Material:
((
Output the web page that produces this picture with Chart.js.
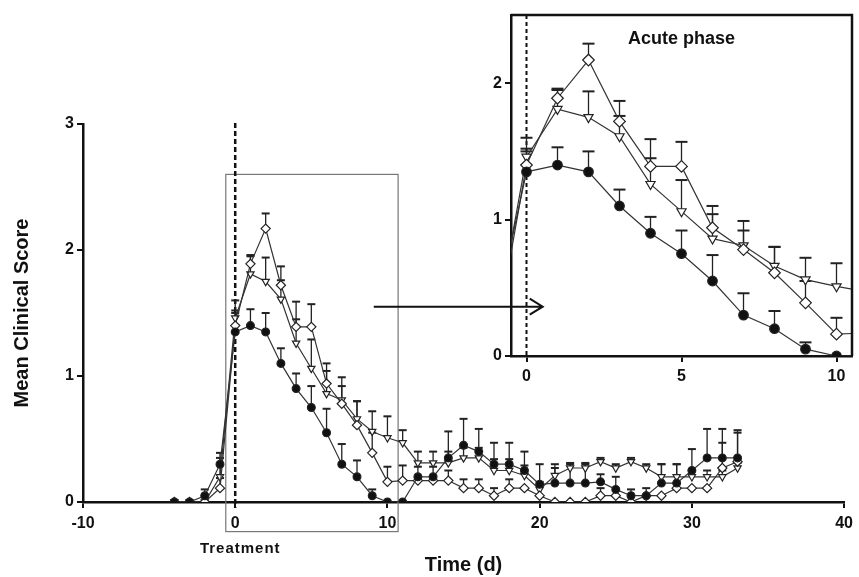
<!DOCTYPE html>
<html>
<head>
<meta charset="utf-8">
<script src="https://cdn.jsdelivr.net/npm/chart.js@4"></script>
<style>
  html, body { margin: 0; padding: 0; background: #fff; }
  #wrap { position: relative; width: 859px; height: 577px; }
  #mainChart { position: absolute; left: 0; top: 0; }
  #insetChart { position: absolute; left: 470px; top: 0; }
</style>
</head>
<body>
<div id="wrap">
  <canvas id="mainChart" width="859" height="577"></canvas>
  <canvas id="insetChart" width="389" height="400"></canvas>
</div>
<script>
// days after treatment
const days = [-4, -3, -2, -1, 0, 1, 2, 3, 4, 5, 6, 7, 8, 9, 10, 11, 12, 13, 14, 15, 16, 17, 18,
  19, 20, 21, 22, 23, 24, 25, 26, 27, 28, 29, 30, 31, 32, 33];

// filled circles
const circleMean = [0, 0, 0.05, 0.30, 1.35, 1.40, 1.35, 1.10, 0.90, 0.75, 0.55, 0.30, 0.20, 0.05, 0, 0,
  0.20, 0.20, 0.35, 0.45, 0.40, 0.30, 0.30, 0.25, 0.14, 0.15, 0.15, 0.15, 0.16, 0.10, 0.05, 0.05,
  0.15, 0.15, 0.25, 0.35, 0.35, 0.35];
const circleSem = [0, 0, 0.05, 0.09, 0.17, 0.13, 0.15, 0.12, 0.12, 0.17, 0.19, 0.16, 0.13, 0.05, 0, 0,
  0.08, 0.08, 0.21, 0.21, 0.18, 0.17, 0.17, 0.15, 0.16, 0.15, 0.15, 0.15, 0.06, 0.10, 0.05, 0.06,
  0.15, 0.15, 0.17, 0.23, 0.23, 0.22];

// open diamonds
const diamondMean = [0, 0, 0, 0.11, 1.40, 1.89, 2.17, 1.72, 1.39, 1.39, 0.94, 0.78, 0.61, 0.39, 0.16, 0.17,
  0.17, 0.17, 0.17, 0.11, 0.11, 0.05, 0.11, 0.11, 0.05, 0, 0, 0, 0.05, 0.05, 0, 0.05,
  0.05, 0.11, 0.11, 0.11, 0.27, 0.32];
const diamondSem = [0, 0, 0, 0.08, 0.10, 0.07, 0.12, 0.15, 0.20, 0.18, 0.16, 0.21, 0.19, 0.16, 0.12, 0.12,
  0, 0, 0.08, 0.07, 0.07, 0.06, 0.07, 0, 0, 0, 0, 0, 0.06, 0, 0, 0,
  0, 0, 0, 0, 0.20, 0.23];

// open triangles
const triangleMean = [0, 0, 0, 0.20, 1.46, 1.81, 1.75, 1.61, 1.26, 1.06, 0.86, 0.81, 0.66, 0.56, 0.51, 0.47,
  0.31, 0.31, 0.31, 0.35, 0.35, 0.25, 0.25, 0.21, 0.10, 0.21, 0.27, 0.27, 0.32, 0.27, 0.32, 0.27,
  0.20, 0.20, 0.20, 0.20, 0.20, 0.27];
const triangleSem = [0, 0, 0.05, 0.15, 0.14, 0.14, 0.19, 0.15, 0.19, 0.23, 0.18, 0.11, 0.14, 0.16, 0.17, 0.10,
  0.09, 0.09, 0.09, 0.08, 0.08, 0.09, 0.09, 0.08, 0.06, 0.06, 0.04, 0.04, 0.03, 0.03, 0.03, 0.03,
  0.10, 0.10, 0.05, 0.05, 0.05, 0.04];

const mainXTicks = [-10, 0, 10, 20, 30, 40];
const mainYTicks = [0, 1, 2, 3];
const insetXTicks = [0, 5, 10];
const insetYTicks = [0, 1, 2];

// zoom box and arrow on the main chart (data units)
const zoomBox = { x0: -0.62, x1: 10.7, y0: -0.235, y1: 2.6 };
const arrowLine = { x0: 9.1, x1: 20.2, y: 1.55 };

const FONT = '"Liberation Sans", Arial, sans-serif';
const INK = '#111';

function points(mean) {
  return days.map((d, i) => ({ x: d, y: mean[i] }));
}

function makeDatasets(big) {
  return [
    {
      label: 'circle',
      data: points(circleMean),
      sem: circleSem,
      pointStyle: 'circle',
      pointRadius: big ? 4.8 : 3.9,
      pointBackgroundColor: '#111'
    },
    {
      label: 'diamond',
      data: points(diamondMean),
      sem: diamondSem,
      pointStyle: 'rectRot',
      pointRadius: big ? 5.8 : 4.6,
      pointBackgroundColor: '#fff'
    },
    {
      label: 'triangle',
      data: points(triangleMean),
      sem: triangleSem,
      pointStyle: 'triangle',
      pointRotation: 180,
      pointRadius: big ? 5.3 : 4.2,
      pointBackgroundColor: '#fff'
    }
  ].map(ds => Object.assign({
    borderColor: '#333',
    pointBorderColor: '#222',
    borderWidth: 1.2,
    pointBorderWidth: 1.2,
    tension: 0,
    fill: false
  }, ds));
}

function errorBars(capHalf) {
  return {
    id: 'errorBars',
    beforeDatasetsDraw(chart) {
      const { ctx, chartArea, scales: { x, y } } = chart;
      ctx.save();
      ctx.beginPath();
      ctx.rect(chartArea.left, chartArea.top - 3, chartArea.right - chartArea.left, chartArea.bottom - chartArea.top + 3);
      ctx.clip();
      ctx.strokeStyle = '#222';
      chart.data.datasets.forEach(ds => {
        ds.sem.forEach((s, i) => {
          if (!s) return;
          const px = x.getPixelForValue(ds.data[i].x);
          const py = y.getPixelForValue(ds.data[i].y);
          const pt = y.getPixelForValue(ds.data[i].y + s);
          ctx.lineWidth = 1.3;
          ctx.beginPath(); ctx.moveTo(px, py); ctx.lineTo(px, pt); ctx.stroke();
          ctx.lineWidth = 2;
          ctx.beginPath(); ctx.moveTo(px - capHalf, pt); ctx.lineTo(px + capHalf, pt); ctx.stroke();
        });
      });
      ctx.restore();
    }
  };
}

const mainDecor = {
  id: 'mainDecor',
  beforeDatasetsDraw(chart) {
    const { ctx, chartArea, scales: { x, y } } = chart;
    ctx.save();
    // zoom rectangle
    ctx.strokeStyle = '#777';
    ctx.lineWidth = 1.2;
    const bx0 = x.getPixelForValue(zoomBox.x0), bx1 = x.getPixelForValue(zoomBox.x1);
    const by0 = y.getPixelForValue(zoomBox.y0), by1 = y.getPixelForValue(zoomBox.y1);
    ctx.strokeRect(bx0, by1, bx1 - bx0, by0 - by1);
    // treatment line
    ctx.strokeStyle = '#111';
    ctx.lineWidth = 2.5;
    ctx.setLineDash([5, 3]);
    const tx = x.getPixelForValue(0);
    ctx.beginPath();
    ctx.moveTo(tx, y.getPixelForValue(3) - 1);
    ctx.lineTo(tx, chartArea.bottom + 6);
    ctx.stroke();
    ctx.setLineDash([]);
    // arrow
    const ax0 = x.getPixelForValue(arrowLine.x0), ax1 = x.getPixelForValue(arrowLine.x1);
    const ay = y.getPixelForValue(arrowLine.y);
    ctx.lineWidth = 2;
    ctx.beginPath();
    ctx.moveTo(ax0, ay); ctx.lineTo(ax1, ay);
    ctx.moveTo(ax1 - 13, ay - 8); ctx.lineTo(ax1, ay); ctx.lineTo(ax1 - 13, ay + 8);
    ctx.stroke();
    // label
    ctx.fillStyle = INK;
    ctx.font = 'bold 15px ' + FONT;
    ctx.letterSpacing = '1px';
    ctx.textAlign = 'center';
    ctx.textBaseline = 'middle';
    ctx.fillText('Treatment', tx + 5, chartArea.bottom + 47);
    ctx.restore();
  }
};

const insetDecor = {
  id: 'insetDecor',
  beforeDatasetsDraw(chart) {
    const { ctx, chartArea, scales: { x } } = chart;
    ctx.save();
    ctx.strokeStyle = '#111';
    ctx.lineWidth = 2;
    ctx.setLineDash([4, 3]);
    const tx = x.getPixelForValue(0);
    ctx.beginPath();
    ctx.moveTo(tx, chartArea.top);
    ctx.lineTo(tx, chartArea.bottom);
    ctx.stroke();
    ctx.restore();
  },
  afterDatasetsDraw(chart) {
    const { ctx, chartArea, scales: { x } } = chart;
    ctx.save();
    ctx.strokeStyle = '#111';
    ctx.lineWidth = 2.5;
    ctx.beginPath();
    ctx.moveTo(chartArea.left, chartArea.top);
    ctx.lineTo(chartArea.right, chartArea.top);
    ctx.lineTo(chartArea.right, chartArea.bottom);
    ctx.stroke();
    ctx.fillStyle = INK;
    ctx.font = 'bold 18px ' + FONT;
    ctx.textAlign = 'center';
    ctx.textBaseline = 'middle';
    ctx.fillText('Acute phase', x.getPixelForValue(5), chartArea.top + 24);
    ctx.restore();
  }
};

function axis(extra) {
  return Object.assign({
    type: 'linear',
    border: { display: true, color: '#111', width: 2.5 },
    grid: { drawOnChartArea: false, drawTicks: true, tickLength: 6, color: '#111', lineWidth: 2 },
  }, extra);
}

// main chart
new Chart(document.getElementById('mainChart'), {
  type: 'line',
  data: { datasets: makeDatasets(false) },
  options: {
    responsive: false,
    animation: false,
    devicePixelRatio: 1,
    layout: { padding: { top: 124, right: 9, left: 0, bottom: 0 } },
    plugins: { legend: { display: false }, tooltip: { enabled: false } },
    scales: {
      x: axis({
        min: -10, max: 40,
        afterBuildTicks: s => { s.ticks = mainXTicks.map(v => ({ value: v })); },
        afterFit: s => { s.height = 75; },
        ticks: { color: INK, font: { family: FONT, size: 16, weight: 'bold' }, padding: 6, maxRotation: 0, autoSkip: false },
        title: { display: true, text: 'Time (d)', color: INK, font: { family: FONT, size: 20, weight: 'bold' }, padding: { top: 0, bottom: 0 } }
      }),
      y: axis({
        min: 0, max: 3,
        afterBuildTicks: s => { s.ticks = mainYTicks.map(v => ({ value: v })); },
        afterFit: s => { s.width = 83; },
        ticks: { color: INK, font: { family: FONT, size: 16, weight: 'bold' }, padding: 3 },
        title: { display: true, text: 'Mean Clinical Score', color: INK, font: { family: FONT, size: 20, weight: 'bold' }, padding: { top: 10, bottom: 0 } }
      })
    }
  },
  plugins: [mainDecor, errorBars(4)]
});

// inset chart (acute phase)
new Chart(document.getElementById('insetChart'), {
  type: 'line',
  data: { datasets: makeDatasets(true) },
  options: {
    responsive: false,
    animation: false,
    devicePixelRatio: 1,
    layout: { padding: { top: 15, right: 7, left: 0, bottom: 0 } },
    plugins: { legend: { display: false }, tooltip: { enabled: false } },
    scales: {
      x: axis({
        min: -0.5, max: 10.5,
        afterBuildTicks: s => { s.ticks = insetXTicks.map(v => ({ value: v })); },
        afterFit: s => { s.height = 44; },
        ticks: { color: INK, font: { family: FONT, size: 16, weight: 'bold' }, padding: 5, maxRotation: 0, autoSkip: false }
      }),
      y: axis({
        min: 0, max: 2.5,
        afterBuildTicks: s => { s.ticks = insetYTicks.map(v => ({ value: v })); },
        afterFit: s => { s.width = 41; },
        ticks: { color: INK, font: { family: FONT, size: 16, weight: 'bold' }, padding: 3 }
      })
    }
  },
  plugins: [insetDecor, errorBars(6)]
});
</script>
</body>
</html>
))
What you need to do:
From the first line of the listing above, repeat every line through the one holding "0.15, 0.15, 0.17, 0.23, 0.23, 0.22];". Both ends count, and pictures stay out.

Solution for this problem:
Output the web page that produces this picture with Chart.js.
<!DOCTYPE html>
<html>
<head>
<meta charset="utf-8">
<script src="https://cdn.jsdelivr.net/npm/chart.js@4"></script>
<style>
  html, body { margin: 0; padding: 0; background: #fff; }
  #wrap { position: relative; width: 859px; height: 577px; }
  #mainChart { position: absolute; left: 0; top: 0; }
  #insetChart { position: absolute; left: 470px; top: 0; }
</style>
</head>
<body>
<div id="wrap">
  <canvas id="mainChart" width="859" height="577"></canvas>
  <canvas id="insetChart" width="389" height="400"></canvas>
</div>
<script>
// days after treatment
const days = [-4, -3, -2, -1, 0, 1, 2, 3, 4, 5, 6, 7, 8, 9, 10, 11, 12, 13, 14, 15, 16, 17, 18,
  19, 20, 21, 22, 23, 24, 25, 26, 27, 28, 29, 30, 31, 32, 33];

// filled circles
const circleMean = [0, 0, 0.05, 0.30, 1.35, 1.40, 1.35, 1.10, 0.90, 0.75, 0.55, 0.30, 0.20, 0.05, 0, 0,
  0.20, 0.20, 0.35, 0.45, 0.40, 0.30, 0.30, 0.25, 0.14, 0.15, 0.15, 0.15, 0.16, 0.10, 0.05, 0.05,
  0.15, 0.15, 0.25, 0.35, 0.35, 0.35];
const circleSem = [0, 0, 0.05, 0.09, 0.17, 0.13, 0.15, 0.12, 0.12, 0.17, 0.19, 0.16, 0.13, 0.05, 0, 0,
  0.08, 0.08, 0.21, 0.21, 0.18, 0.17, 0.17, 0.15, 0.16, 0.15, 0.15, 0.15, 0.06, 0.10, 0.05, 0.06,
  0.15, 0.15, 0.17, 0.23, 0.23, 0.22];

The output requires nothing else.